Call to picket finds new ring in Britain's fuel crisis

In a government communications center in the heart of London, alarmed civil servants last week watched computer screens flash e-mail messages telling them that Britain was in the grip of a new and disturbing crisis.

At a dozen oil refineries and some 50 gasoline distribution centers around the country, bands of disgruntled farmers and truckers wielding mobile phones urged tanker drivers to block deliveries to Britain's 12,500 gas stations. Almost to a man, the drivers agreed.

In a world communicating more with cellphones, the call to picket not only had a striking ring, it exacerbated a crisis where temporary workers with no contractual obligations, and gas stations with limited reserves, brought Britain's wheels to a virtual standstill. In the process, the Blair government was badly tarnished in public opinion polls.

Over the weekend, oil companies were trying to restock gas stations as quickly as possible, but industry spokesmen say, in some areas, it will be two weeks before motorists can be certain of filling their tanks. The result, says Will Hutton, director-general of Britain's Industrial Society, a nonprofit campaigning body based in London that supports British industry. was "a very 21st-century crisis made possible by information technology."

Before the farmers and truckers called off their action last Friday, they had shown that a mere 2,000 protesters equipped with cellphones and a few laptops could drain a nation's gas stations virtually dry and threaten food supplies.

Their protest of spiralling fuel prices, most of it in the form of taxes, rocked Prime Minister Tony Blair's government to its foundations. This week, it is sparking an urgent review of energy security. By Christmas, the government says, tough new civil order laws will be on the statute book to prevent such a crisis from ever happening again.

More immediately, Mr. Blair faces the chastening fact that adverse public reaction to his handling of the seven-day fuel crisis means the opposition Conservative Party has overtaken his government in opinion polls for the first time in eight years.

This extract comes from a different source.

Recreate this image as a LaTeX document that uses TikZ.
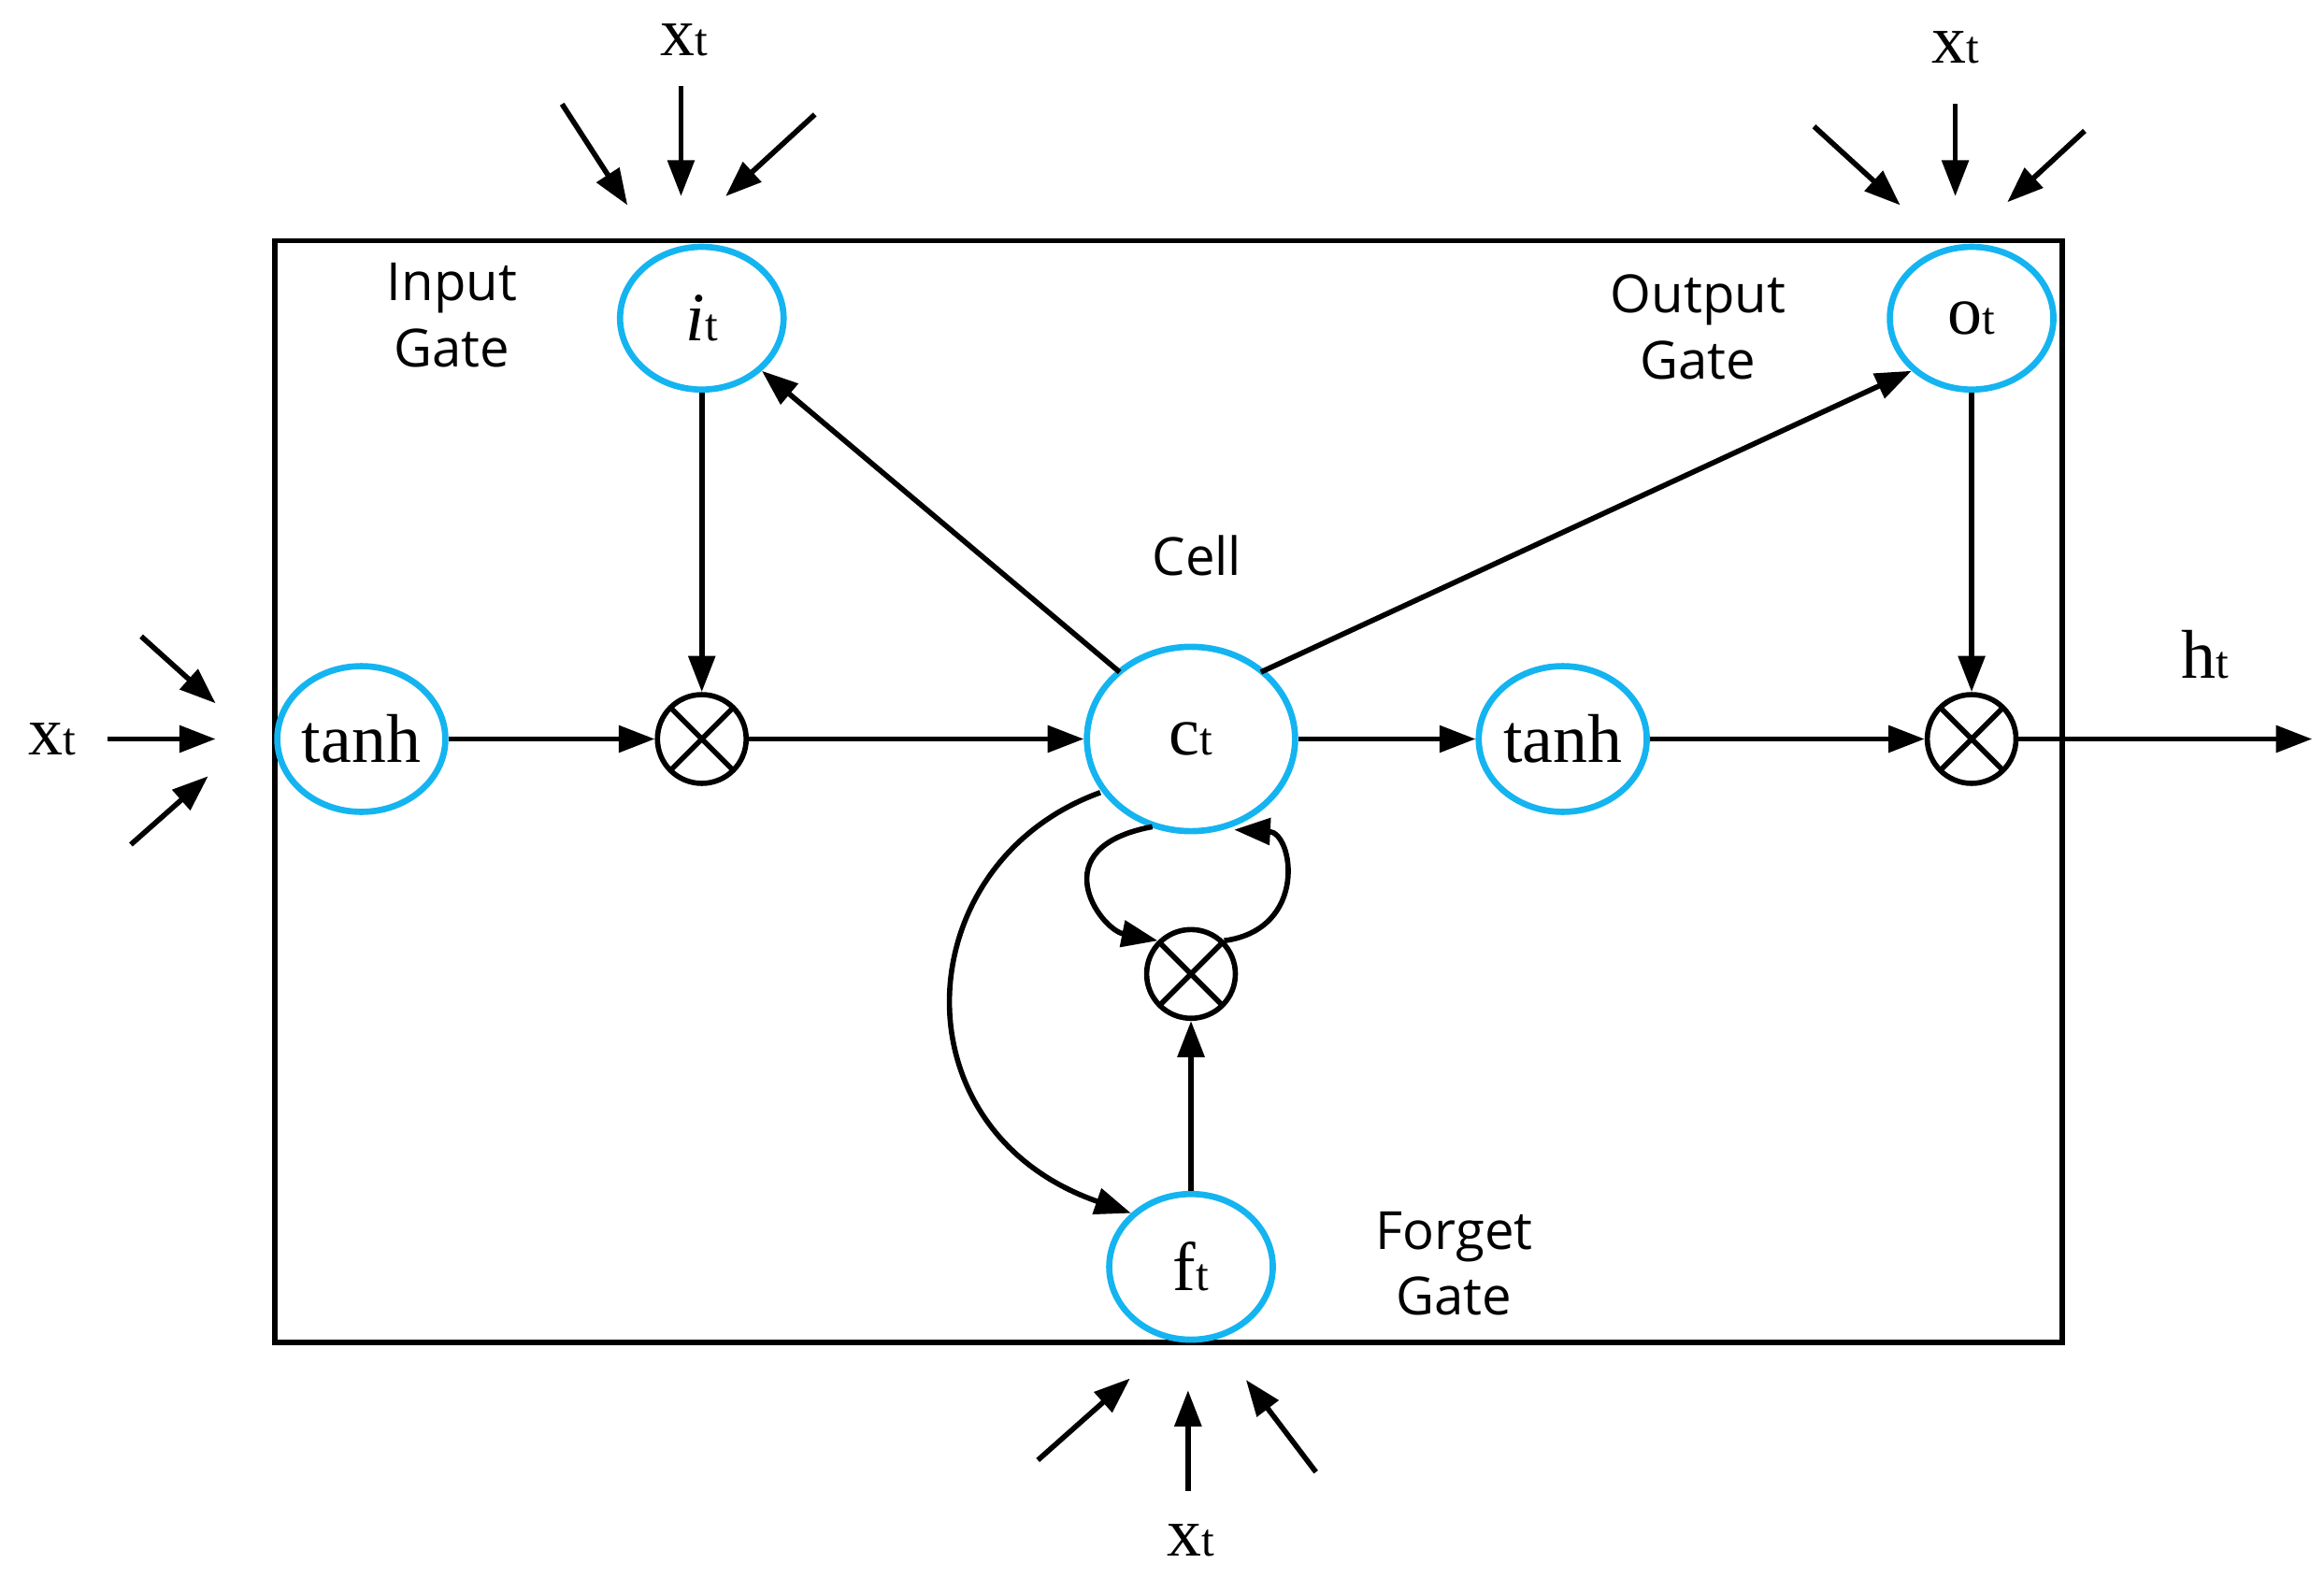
\documentclass[tikz,border=0pt]{standalone}
\usepackage{fontspec}
\setmainfont{Liberation Serif}
\newfontfamily\lsans{Open Sans}
\usetikzlibrary{arrows.meta,shapes.geometric}
\newcommand{\sm}[1]{{\fontsize{14}{14}\selectfont #1}}
\begin{document}
\begin{tikzpicture}[x=0.0159cm,y=-0.0159cm,
  ln/.style={line width=1.6pt},
  ar/.style={ln,-{Triangle[length=11pt,width=8pt]}},
  cyanell/.style={draw={rgb,255:red,20;green,180;blue,240},line width=1.9pt,ellipse,inner sep=0pt},
  ot/.style={circle,draw,line width=1.6pt,minimum size=27pt,inner sep=0pt,path picture={
     \draw[line width=1.6pt] (path picture bounding box.south west)--(path picture bounding box.north east)
     (path picture bounding box.north west)--(path picture bounding box.south east);}},
  lab/.style={font=\lsans\fontsize{16}{20}\selectfont,align=center},
  ser/.style={font=\fontsize{21}{21}\selectfont}]
\useasboundingbox (0,0) rectangle (1563,1061);
\draw[ln] (185,162) rectangle (1387,903);
\tikzset{E/.style 2 args={cyanell,minimum width=#1*0.0318cm,minimum height=#2*0.0318cm}}
\node[E={55}{48},ser] (it) at (472,214) {\textit{i}\sm{t}};
\node[E={55}{48},ser] (ogt) at (1326,214) {o\sm{t}};
\node[E={53}{49},ser] (tl) at (243,497) {tanh};
\node[E={70}{62},ser] (ct) at (801,497) {c\sm{t}};
\node[E={55}{49},ser] (tr) at (1051,497) {tanh};
\node[E={55}{49},ser] (ft) at (801,852) {f\sm{t}};
\node[ot] (m1) at (472,497) {};
\node[ot] (m2) at (1326,497) {};
\node[ot] (m3) at (801,655) {};
\node[lab] at (304,212) {Input\\Gate};
\node[lab] at (1142,220) {Output\\Gate};
\node[lab] at (805,374) {Cell};
\node[lab] at (978,850) {Forget\\Gate};
\draw[ar] (tl) -- (m1);
\draw[ar] (m1) -- (ct);
\draw[ar] (it) -- (m1);
\draw[ar] (753,452) -- (it.south east);
\draw[ar] (848,452) -- (ogt.south west);
\draw[ar] (ct) -- (tr);
\draw[ar] (tr) -- (m2);
\draw[ar] (ogt) -- (m2);
\coordinate (ho) at (1555,497);
\draw[ar] (m2) -- (ho);
\node[ser] at (1483,440) {h\sm{t}};
\draw[ar] (ft) -- (m3);
\draw[ar] (775,556) .. controls (700,570) and (740,625) .. (m3.north west);
\draw[ar] (m3.north east) .. controls (880,625) and (870,560) .. (830,558);
\draw[ar] (740,533) .. controls (610,580) and (600,760) .. (ft.north west);
% inputs
\node[ser] at (460,27) {x\sm{t}};
\draw[ar] (458,58) -- (458,132); \draw[ar] (378,70) -- (422,138); \draw[ar] (548,77) -- (488,132);
\node[ser] at (1315,32) {x\sm{t}};
\draw[ar] (1315,70) -- (1315,132); \draw[ar] (1220,85) -- (1278,138); \draw[ar] (1402,88) -- (1350,136);
\node[ser] at (35,497) {x\sm{t}};
\draw[ar] (72,497) -- (145,497); \draw[ar] (95,428) -- (145,473); \draw[ar] (88,568) -- (140,522);
\node[ser] at (801,1036) {x\sm{t}};
\draw[ar] (799,1003) -- (799,935); \draw[ar] (698,982) -- (760,927); \draw[ar] (885,990) -- (838,928);
\end{tikzpicture}
\end{document}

On Sunday, a poll conducted by MORI, an independent research agency, showed the Conservatives two points ahead of Blair's Labour Party. Another poll in London's Sunday Times put them neck-and-neck. Mr. Hutton believes Britain escaped total breakdown "by a whisker." He says journalists, like ministers, failed to see the crisis coming, and couldn't believe the speed with which it escalated.

Explaining the "newness" of the crisis, Hutton says, "Old organizational forms have been succeeded by a new conception, the network." He adds, "Using mobile phones, people with no experience of protest were able to coalesce around common aims while never actually meeting."

Meanwhile, the protesters are sticking to Friday's ultimatum giving the Blair government 60 days to bring down fuel prices - at more than $5 a gallon the highest in Europe. Otherwise, says Brynle Williams, a top protest organizer, a renewed crisis "seems inevitable." Mr. Williams says he is not part of a national campaigning organization, but "a network of like-minded people."

This is not the first time electronic technology has been used in Britain to fuel dissent, but it is far and away the worst. Last year, a group of "anticapitalist" agitators equipped with laptops staged a violent protest in London's financial district. But the nationwide scale and devastating effect of last week's demonstration caught authorities off guard.

"This was something extremely novel, and extremely alarming," says a senior Scotland Yard police officer, who asked not to be named. "Nobody anticipated that the actions of a small group of people with a single grievance could impact so heavily upon a country of 55 million."

Prime Minister Blair has blamed the oil companies for failing to force drivers to cross picket lines and deliver gas to service stations. The companies retort that to have done so would have been dangerous.

In recent years, two developments have made fuel distribution vulnerable to disruption. Many tanker drivers are free-lancers without contractual obligations. This meant the oil companies last week had no legal levers to apply. Also, rather than allow stations to carry large "dead" stocks of gasoline, companies now operate a system of "just-in-time" deliveries. This meant that when widespread panic buying at the pumps started, service stations, with only small reserves, quickly ran completely dry.

Blair says he will not give in to the protesters. But Conservative leader William Hague, delighted that opinion polls have at last swung in his favor, claims Blair badly mishandled the crisis. He has called the fuel protesters "fine upstanding citizens" who "must be heard."

Hutton says the way in which the fuel crisis developed carries an ominous warning for future governments wishing to maintain a firm grip on national affairs.

"In an information age," he says, "the electorate is better educated, more articulate, and more insistent on having its voice heard than ever before. Trust in old forms of governance is declining.

"This crisis was different from anything in the past. It was brought about by protesters whose coordinating center was constantly changing and was linked by mobile phones, CB radios, in-cab fax machines, and laptops," he adds. "The government has been made to look a fool and knave."